* Required work
Starting at the top of the listing, extract every line up to and including the one with "radius=232, y radius=222];". Pictures stay out of the copy.

** Start of Provided material **

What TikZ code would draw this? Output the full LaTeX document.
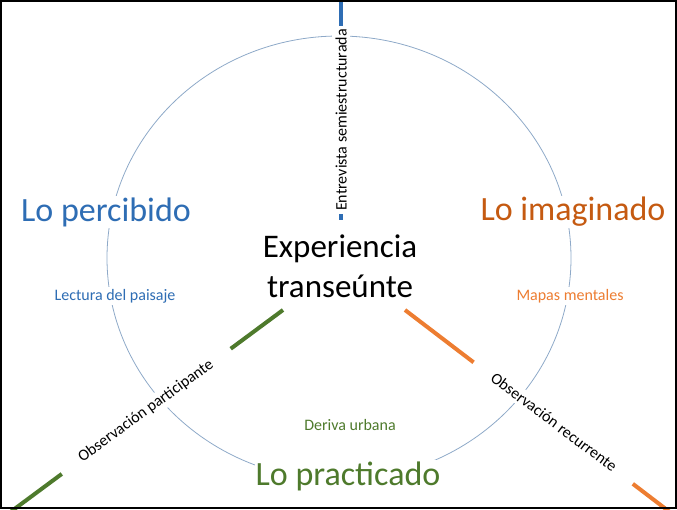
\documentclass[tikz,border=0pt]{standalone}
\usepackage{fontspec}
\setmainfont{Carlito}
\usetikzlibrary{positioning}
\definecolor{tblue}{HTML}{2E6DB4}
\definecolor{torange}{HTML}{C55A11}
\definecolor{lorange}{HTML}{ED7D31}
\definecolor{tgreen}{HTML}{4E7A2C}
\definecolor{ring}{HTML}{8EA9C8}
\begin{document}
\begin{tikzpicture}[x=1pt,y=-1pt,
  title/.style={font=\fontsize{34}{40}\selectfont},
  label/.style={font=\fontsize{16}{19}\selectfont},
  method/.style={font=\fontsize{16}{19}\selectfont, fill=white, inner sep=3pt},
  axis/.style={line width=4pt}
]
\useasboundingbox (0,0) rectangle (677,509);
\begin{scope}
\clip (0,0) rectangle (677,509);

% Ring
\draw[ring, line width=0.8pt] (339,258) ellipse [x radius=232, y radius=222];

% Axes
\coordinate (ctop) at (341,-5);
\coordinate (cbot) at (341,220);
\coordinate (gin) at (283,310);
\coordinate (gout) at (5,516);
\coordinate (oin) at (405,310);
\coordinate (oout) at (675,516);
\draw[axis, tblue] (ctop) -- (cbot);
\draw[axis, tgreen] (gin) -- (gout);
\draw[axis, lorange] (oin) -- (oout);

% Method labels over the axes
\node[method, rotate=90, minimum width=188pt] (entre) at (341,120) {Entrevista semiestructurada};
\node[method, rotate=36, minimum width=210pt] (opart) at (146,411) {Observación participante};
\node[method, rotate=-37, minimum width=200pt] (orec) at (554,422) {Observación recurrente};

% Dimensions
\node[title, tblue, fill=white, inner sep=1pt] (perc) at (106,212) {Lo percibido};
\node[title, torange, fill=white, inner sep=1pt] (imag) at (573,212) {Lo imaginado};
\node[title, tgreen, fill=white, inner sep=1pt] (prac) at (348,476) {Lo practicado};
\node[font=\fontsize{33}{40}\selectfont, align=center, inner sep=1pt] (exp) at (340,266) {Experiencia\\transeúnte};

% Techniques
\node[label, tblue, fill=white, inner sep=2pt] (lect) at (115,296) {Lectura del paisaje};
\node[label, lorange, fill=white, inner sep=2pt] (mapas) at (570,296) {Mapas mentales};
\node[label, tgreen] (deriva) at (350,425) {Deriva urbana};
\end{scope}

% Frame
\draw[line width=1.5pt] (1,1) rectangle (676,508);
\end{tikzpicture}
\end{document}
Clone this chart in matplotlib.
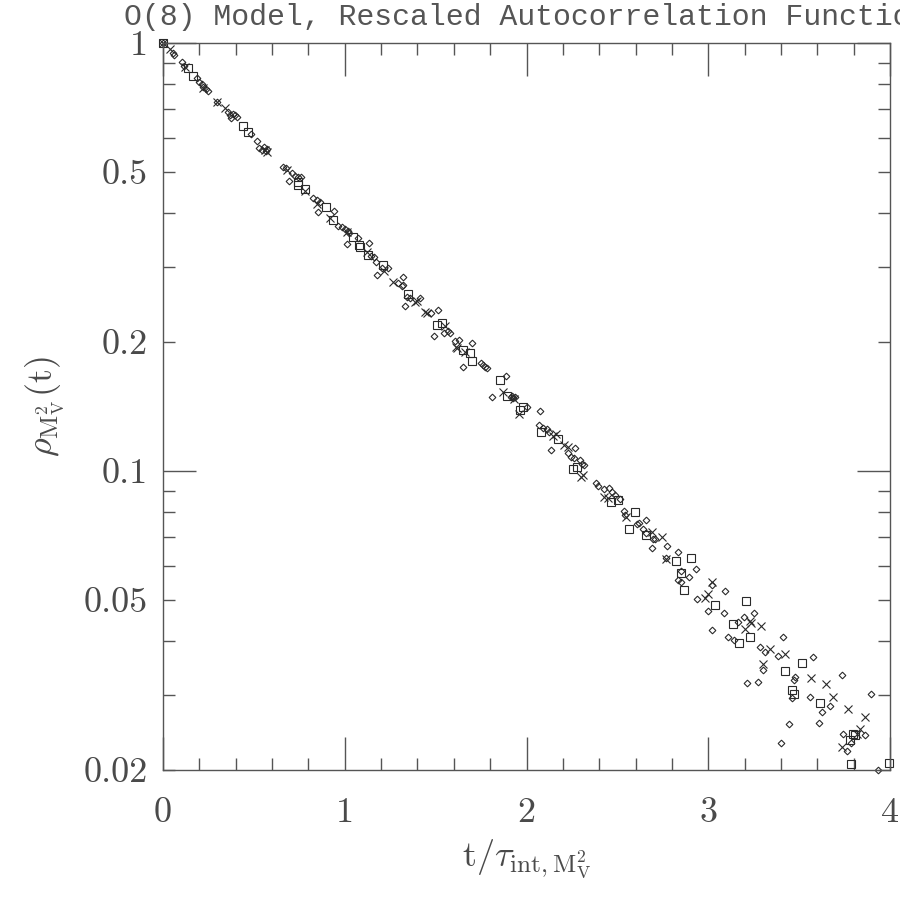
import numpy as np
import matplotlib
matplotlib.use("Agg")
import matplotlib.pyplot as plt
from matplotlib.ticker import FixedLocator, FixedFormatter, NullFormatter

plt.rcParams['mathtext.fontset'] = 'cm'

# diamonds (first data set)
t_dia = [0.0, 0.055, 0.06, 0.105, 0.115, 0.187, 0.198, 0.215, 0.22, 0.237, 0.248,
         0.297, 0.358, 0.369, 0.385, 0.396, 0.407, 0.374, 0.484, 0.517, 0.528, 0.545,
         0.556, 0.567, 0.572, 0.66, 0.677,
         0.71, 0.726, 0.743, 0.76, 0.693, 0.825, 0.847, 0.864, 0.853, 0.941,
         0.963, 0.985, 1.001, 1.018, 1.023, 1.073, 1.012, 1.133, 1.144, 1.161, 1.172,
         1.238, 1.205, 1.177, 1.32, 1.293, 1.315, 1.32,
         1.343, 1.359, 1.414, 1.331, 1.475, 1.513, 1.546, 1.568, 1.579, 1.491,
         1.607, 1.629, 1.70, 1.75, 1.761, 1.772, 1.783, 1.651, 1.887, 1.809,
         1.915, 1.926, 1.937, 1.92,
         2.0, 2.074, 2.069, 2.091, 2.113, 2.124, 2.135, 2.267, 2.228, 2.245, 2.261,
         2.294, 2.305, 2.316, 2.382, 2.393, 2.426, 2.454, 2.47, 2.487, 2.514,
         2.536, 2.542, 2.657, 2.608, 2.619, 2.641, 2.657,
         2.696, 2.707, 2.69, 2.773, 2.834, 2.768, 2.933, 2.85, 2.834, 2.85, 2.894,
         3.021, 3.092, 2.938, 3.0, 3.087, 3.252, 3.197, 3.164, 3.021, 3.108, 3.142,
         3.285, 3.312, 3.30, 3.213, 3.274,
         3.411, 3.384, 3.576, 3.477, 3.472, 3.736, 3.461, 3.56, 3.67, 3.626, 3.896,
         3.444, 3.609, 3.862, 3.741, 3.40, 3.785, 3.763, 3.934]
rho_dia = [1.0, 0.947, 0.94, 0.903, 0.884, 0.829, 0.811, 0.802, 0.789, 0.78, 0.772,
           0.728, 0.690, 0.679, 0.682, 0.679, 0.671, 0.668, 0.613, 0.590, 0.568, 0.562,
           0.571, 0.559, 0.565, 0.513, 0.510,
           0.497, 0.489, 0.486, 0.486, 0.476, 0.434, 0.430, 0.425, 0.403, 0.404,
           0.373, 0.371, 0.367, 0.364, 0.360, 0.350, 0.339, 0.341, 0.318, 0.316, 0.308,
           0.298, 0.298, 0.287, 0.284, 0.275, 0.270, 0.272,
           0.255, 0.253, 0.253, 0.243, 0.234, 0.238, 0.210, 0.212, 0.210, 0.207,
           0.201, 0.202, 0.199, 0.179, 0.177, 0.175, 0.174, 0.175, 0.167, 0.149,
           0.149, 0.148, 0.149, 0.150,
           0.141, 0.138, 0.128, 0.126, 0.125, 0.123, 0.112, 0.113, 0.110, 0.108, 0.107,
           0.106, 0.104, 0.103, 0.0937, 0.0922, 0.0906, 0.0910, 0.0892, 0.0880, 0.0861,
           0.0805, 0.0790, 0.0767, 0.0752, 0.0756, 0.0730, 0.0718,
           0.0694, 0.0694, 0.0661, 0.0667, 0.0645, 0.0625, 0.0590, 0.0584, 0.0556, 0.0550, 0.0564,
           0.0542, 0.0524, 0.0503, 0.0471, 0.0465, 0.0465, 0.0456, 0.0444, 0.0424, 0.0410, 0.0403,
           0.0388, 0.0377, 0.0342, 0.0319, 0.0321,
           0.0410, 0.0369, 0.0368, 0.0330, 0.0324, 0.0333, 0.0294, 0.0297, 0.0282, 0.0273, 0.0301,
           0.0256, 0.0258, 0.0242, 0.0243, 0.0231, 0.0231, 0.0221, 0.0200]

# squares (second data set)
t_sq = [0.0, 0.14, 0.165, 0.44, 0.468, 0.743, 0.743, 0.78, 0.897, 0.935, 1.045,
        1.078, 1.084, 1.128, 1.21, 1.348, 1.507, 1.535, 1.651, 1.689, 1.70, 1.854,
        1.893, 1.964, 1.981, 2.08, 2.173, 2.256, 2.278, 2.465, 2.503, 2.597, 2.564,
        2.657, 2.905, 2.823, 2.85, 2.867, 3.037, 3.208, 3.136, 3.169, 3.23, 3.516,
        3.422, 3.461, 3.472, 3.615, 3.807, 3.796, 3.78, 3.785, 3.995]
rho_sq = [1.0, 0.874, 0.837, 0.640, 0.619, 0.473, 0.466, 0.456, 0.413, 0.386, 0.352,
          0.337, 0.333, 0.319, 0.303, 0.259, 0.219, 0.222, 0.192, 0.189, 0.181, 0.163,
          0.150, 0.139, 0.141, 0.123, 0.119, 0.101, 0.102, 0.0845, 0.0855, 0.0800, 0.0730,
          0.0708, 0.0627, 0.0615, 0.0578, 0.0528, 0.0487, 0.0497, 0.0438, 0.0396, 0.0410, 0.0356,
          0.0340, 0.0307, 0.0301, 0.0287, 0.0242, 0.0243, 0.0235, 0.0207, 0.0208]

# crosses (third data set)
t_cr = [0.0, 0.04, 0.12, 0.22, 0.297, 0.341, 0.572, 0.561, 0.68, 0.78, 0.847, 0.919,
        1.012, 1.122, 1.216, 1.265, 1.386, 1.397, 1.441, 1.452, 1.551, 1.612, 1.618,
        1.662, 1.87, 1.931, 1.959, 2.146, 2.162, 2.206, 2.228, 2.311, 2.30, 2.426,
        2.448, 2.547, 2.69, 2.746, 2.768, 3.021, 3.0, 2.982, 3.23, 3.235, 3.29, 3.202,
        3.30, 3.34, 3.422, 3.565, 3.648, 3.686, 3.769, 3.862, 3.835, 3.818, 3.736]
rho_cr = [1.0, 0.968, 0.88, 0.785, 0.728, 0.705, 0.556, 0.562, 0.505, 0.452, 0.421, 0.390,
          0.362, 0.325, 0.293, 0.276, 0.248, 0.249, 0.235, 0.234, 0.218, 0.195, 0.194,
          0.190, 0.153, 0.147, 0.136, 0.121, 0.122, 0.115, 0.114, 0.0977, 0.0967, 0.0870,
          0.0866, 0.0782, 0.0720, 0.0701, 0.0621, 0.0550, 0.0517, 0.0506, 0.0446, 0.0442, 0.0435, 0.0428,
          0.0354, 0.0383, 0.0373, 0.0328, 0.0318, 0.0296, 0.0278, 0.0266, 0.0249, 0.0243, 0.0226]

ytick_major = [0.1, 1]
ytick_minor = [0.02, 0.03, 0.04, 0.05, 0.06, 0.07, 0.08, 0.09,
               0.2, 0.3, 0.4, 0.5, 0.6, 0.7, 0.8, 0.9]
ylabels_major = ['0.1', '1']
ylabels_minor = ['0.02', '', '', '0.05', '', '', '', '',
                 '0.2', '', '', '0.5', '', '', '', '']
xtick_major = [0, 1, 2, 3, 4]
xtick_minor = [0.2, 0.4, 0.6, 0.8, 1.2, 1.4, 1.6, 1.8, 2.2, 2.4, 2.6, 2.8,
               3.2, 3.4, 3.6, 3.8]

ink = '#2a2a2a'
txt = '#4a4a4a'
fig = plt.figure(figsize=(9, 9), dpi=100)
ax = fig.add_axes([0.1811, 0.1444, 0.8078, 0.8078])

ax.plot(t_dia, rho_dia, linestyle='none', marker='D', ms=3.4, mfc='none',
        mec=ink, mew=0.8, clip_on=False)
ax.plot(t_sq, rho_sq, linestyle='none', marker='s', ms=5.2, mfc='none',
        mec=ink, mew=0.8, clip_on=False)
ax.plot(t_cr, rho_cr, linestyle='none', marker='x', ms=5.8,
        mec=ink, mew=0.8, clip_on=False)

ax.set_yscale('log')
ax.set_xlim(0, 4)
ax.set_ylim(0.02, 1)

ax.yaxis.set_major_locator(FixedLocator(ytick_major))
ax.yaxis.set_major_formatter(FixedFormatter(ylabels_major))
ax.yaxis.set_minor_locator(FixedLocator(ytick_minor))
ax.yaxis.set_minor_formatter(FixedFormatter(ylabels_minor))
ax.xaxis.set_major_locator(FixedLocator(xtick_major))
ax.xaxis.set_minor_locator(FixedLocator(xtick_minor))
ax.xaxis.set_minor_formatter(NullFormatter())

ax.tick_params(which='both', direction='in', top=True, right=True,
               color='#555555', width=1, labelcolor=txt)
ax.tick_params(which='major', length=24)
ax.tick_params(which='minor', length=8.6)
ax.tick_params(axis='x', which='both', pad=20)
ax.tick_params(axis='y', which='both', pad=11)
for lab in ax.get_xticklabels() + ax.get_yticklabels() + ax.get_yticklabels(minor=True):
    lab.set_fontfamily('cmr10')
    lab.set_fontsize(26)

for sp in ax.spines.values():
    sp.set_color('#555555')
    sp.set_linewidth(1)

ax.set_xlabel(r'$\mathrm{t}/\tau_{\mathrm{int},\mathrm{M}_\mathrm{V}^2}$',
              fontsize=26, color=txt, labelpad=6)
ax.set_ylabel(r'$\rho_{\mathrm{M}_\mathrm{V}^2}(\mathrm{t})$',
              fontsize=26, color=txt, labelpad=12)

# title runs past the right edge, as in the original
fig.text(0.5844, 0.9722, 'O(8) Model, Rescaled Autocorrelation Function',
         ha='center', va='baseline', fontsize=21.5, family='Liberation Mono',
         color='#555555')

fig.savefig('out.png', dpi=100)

** End of Provided material **

* Exercise output
What TikZ code would draw this? Output the full LaTeX document.
\documentclass[tikz,border=0pt]{standalone}
\usepackage{fontspec}
\setmainfont{Carlito}
\usetikzlibrary{positioning}
\definecolor{tblue}{HTML}{2E6DB4}
\definecolor{torange}{HTML}{C55A11}
\definecolor{lorange}{HTML}{ED7D31}
\definecolor{tgreen}{HTML}{4E7A2C}
\definecolor{ring}{HTML}{8EA9C8}
\begin{document}
\begin{tikzpicture}[x=1pt,y=-1pt,
  title/.style={font=\fontsize{34}{40}\selectfont},
  label/.style={font=\fontsize{16}{19}\selectfont},
  method/.style={font=\fontsize{16}{19}\selectfont, fill=white, inner sep=3pt},
  axis/.style={line width=4pt}
]
\useasboundingbox (0,0) rectangle (677,509);
\begin{scope}
\clip (0,0) rectangle (677,509);

% Ring
\draw[ring, line width=0.8pt] (339,258) ellipse [x radius=232, y radius=222];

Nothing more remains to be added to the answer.